In 1912, Greece operated under the
Greek drachma (GRD), a currency stabilized by its adherence to the
Latin Monetary Union (LMU). The LMU, established in 1865, was a supranational system that aimed to standardize gold and silver coinage across several European nations, facilitating trade. Greece had joined in 1868, but its frequent fiscal deficits and over-issuance of silver coinage had often strained its membership, leading to periods where its coins were not accepted abroad. By 1912, the drachma was on a
de facto gold standard, with its value pegged to the French franc, the Union's anchor currency.
This monetary stability, however, existed within a context of chronic state debt and economic underdevelopment. The government's finances were perennially weak, heavily reliant on foreign loans, particularly from French and British banks, to cover budgetary shortfalls and fund infrastructure. The outbreak of the
First Balkan War in October 1912 immediately placed severe new demands on the treasury. Mobilizing for war required massive emergency expenditures for military procurement and logistics, threatening to destabilize the carefully managed currency peg and the state's fragile fiscal balance.

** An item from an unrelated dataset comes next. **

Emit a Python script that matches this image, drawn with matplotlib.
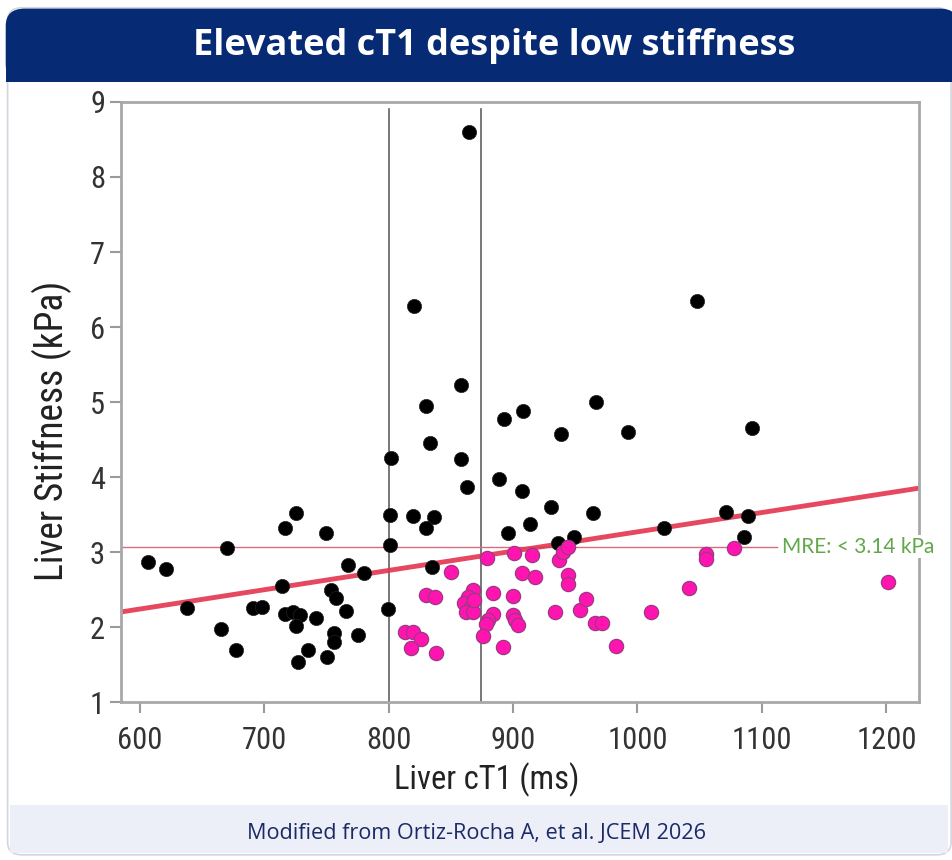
import matplotlib.pyplot as plt
from matplotlib.patches import FancyBboxPatch, Rectangle

# black = cT1/stiffness points, pink = elevated cT1 with low stiffness
black_x = [606.7, 620.9, 638.0, 670.4, 665.6, 677.1, 691.0, 698.0, 716.5, 725.9,
           750.0, 714.0, 767.3, 780.2, 754.0, 757.5, 766.0, 741.9, 716.5, 723.1,
           728.5, 725.8, 755.8, 755.8, 775.3, 735.2, 727.1, 750.7, 802.2, 800.8,
           801.0, 799.5, 865.0, 820.1, 858.4, 830.3, 832.9, 857.8, 862.9, 892.6,
           907.9, 966.8, 938.7, 992.5, 888.4, 907.1, 930.7, 964.1, 913.3, 895.8,
           819.5, 836.1, 830.3, 936.0, 949.4, 835.0, 1047.6, 1091.8, 1021.1, 1071.2,
           1088.6, 1085.4]
black_y = [2.87, 2.78, 2.26, 3.05, 1.98, 1.69, 2.26, 2.27, 3.32, 3.52,
           3.25, 2.55, 2.83, 2.72, 2.50, 2.39, 2.22, 2.12, 2.17, 2.20,
           2.16, 2.01, 1.92, 1.80, 1.90, 1.70, 1.54, 1.60, 4.25, 3.49,
           3.09, 2.24, 8.60, 6.28, 5.23, 4.95, 4.46, 4.24, 3.87, 4.78,
           4.88, 5.00, 4.57, 4.60, 3.97, 3.81, 3.60, 3.52, 3.37, 3.26,
           3.48, 3.47, 3.32, 3.12, 3.20, 2.80, 6.35, 4.66, 3.32, 3.53,
           3.48, 3.20]

pink_x = [878.9, 900.6, 915.5, 937.3, 940.0, 944.5, 849.8, 907.1, 917.8, 944.0,
          944.0, 830.3, 837.0, 867.7, 863.7, 861.0, 866.4, 862.3, 867.7, 869.0,
          883.8, 899.9, 883.8, 879.8, 877.9, 899.9, 901.2, 903.9, 933.8, 954.2,
          958.8, 965.5, 971.6, 982.9, 813.5, 820.0, 826.3, 818.2, 838.5, 875.7,
          891.8, 1077.3, 1055.2, 1055.2, 1041.2, 1011.0, 1201.0]
pink_y = [2.92, 2.99, 2.96, 2.89, 3.00, 3.07, 2.74, 2.72, 2.67, 2.69,
          2.58, 2.43, 2.40, 2.49, 2.40, 2.32, 2.27, 2.20, 2.20, 2.36,
          2.45, 2.42, 2.18, 2.10, 2.04, 2.16, 2.09, 2.03, 2.20, 2.23,
          2.38, 2.06, 2.06, 1.75, 1.93, 1.94, 1.84, 1.72, 1.65, 1.88,
          1.74, 3.05, 2.98, 2.91, 2.52, 2.20, 2.60]

fit_a, fit_b = 0.695, 0.002574   # regression line y = a + b*x
mre_cut = 3.07
ct1_cuts = [800, 874]
x_ticks = [600, 700, 800, 900, 1000, 1100, 1200]
y_ticks = [1, 2, 3, 4, 5, 6, 7, 8, 9]

narrow = ['Roboto Condensed', 'Roboto', 'DejaVu Sans']

fig = plt.figure(figsize=(9.53, 8.6), dpi=100)

# card, banner and footer
fig.patches.append(FancyBboxPatch((0.008, 0.006), 0.99, 0.985, boxstyle='round,pad=0,rounding_size=0.015',
                                  transform=fig.transFigure, fc='white', ec='#d4d6de', lw=1.2, zorder=0))
fig.patches.append(FancyBboxPatch((0.006, 0.905), 1.0, 0.085, boxstyle='round,pad=0,rounding_size=0.02',
                                  transform=fig.transFigure, fc='#062a73', ec='none', zorder=1))
fig.patches.append(Rectangle((0.006, 0.905), 1.0, 0.03, transform=fig.transFigure, fc='#062a73', ec='none', zorder=1))
fig.patches.append(Rectangle((0.010, 0.008), 0.985, 0.056, transform=fig.transFigure, fc='#eceef8', ec='none', zorder=1))
fig.text(0.519, 0.946, 'Elevated cT1 despite low stiffness', color='white', fontsize=26, fontweight='bold',
         family=['Open Sans', 'DejaVu Sans'], ha='center', va='center')
fig.text(0.5, 0.031, 'Modified from Ortiz-Rocha A, et al. JCEM 2026', color='#1b2a66', fontsize=15.6,
         family=['Open Sans', 'DejaVu Sans'], ha='center', va='center')

ax = fig.add_axes([0.127, 0.1837, 0.837, 0.6977])
ax.set_zorder(3)
ax.set_xlim(585, 1226)
ax.set_ylim(1, 9)

for c in ct1_cuts:
    ax.axvline(c, ymax=0.988, color='#606060', lw=1.2, zorder=1)
ax.plot([585, 1112], [mre_cut, mre_cut], color='#d27080', lw=1.0, zorder=1)
ax.plot([585, 1226], [fit_a + fit_b * 585, fit_a + fit_b * 1226], color='#e3344e', lw=3.5, alpha=0.9, zorder=2)

ax.scatter(black_x, black_y, s=105, c='black', edgecolors='#222222', linewidths=0.5, zorder=3)
ax.scatter(pink_x, pink_y, s=105, c='#ff14b0', edgecolors='#9a3a82', linewidths=0.9, zorder=4)

ax.text(1116, mre_cut, 'MRE: < 3.14 kPa', color='#62a84a', fontsize=15, family=['Lato', 'DejaVu Sans'],
        ha='left', va='center', clip_on=False, zorder=5,
        bbox=dict(fc='white', ec='none', pad=1))

ax.set_xticks(x_ticks)
ax.set_yticks(y_ticks)
ax.tick_params(axis='both', colors='#9a9a9a', length=8, width=1.5, labelcolor='#333333', labelsize=22)
ax.tick_params(axis='x', pad=9)
for lab in ax.get_xticklabels() + ax.get_yticklabels():
    lab.set_family(narrow)
for sp in ax.spines.values():
    sp.set_color('#a8a8a8')
    sp.set_linewidth(2)

ax.set_xlabel('Liver cT1 (ms)', fontsize=23.5, family=narrow, color='#222222')
ax.set_ylabel('Liver Stiffness (kPa)', fontsize=27, family=narrow, color='#222222')
ax.xaxis.set_label_coords(0.459, -0.1)
ax.yaxis.set_label_coords(-0.062, 0.452)

plt.savefig('out.png', dpi=100)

Consequently, the currency situation in 1912 was one of
precarious equilibrium. While the drachma itself was stable in international exchange due to the LMU framework, the underlying Greek economy and public finances were not. The pressures of the Balkan Wars, which Greece entered with the aim of significant territorial expansion, risked overwhelming this system. The wartime spending would soon lead to inflation, suspension of gold convertibility, and increased foreign borrowing, setting the stage for the monetary and debt crises that would intensify in the years following the wars.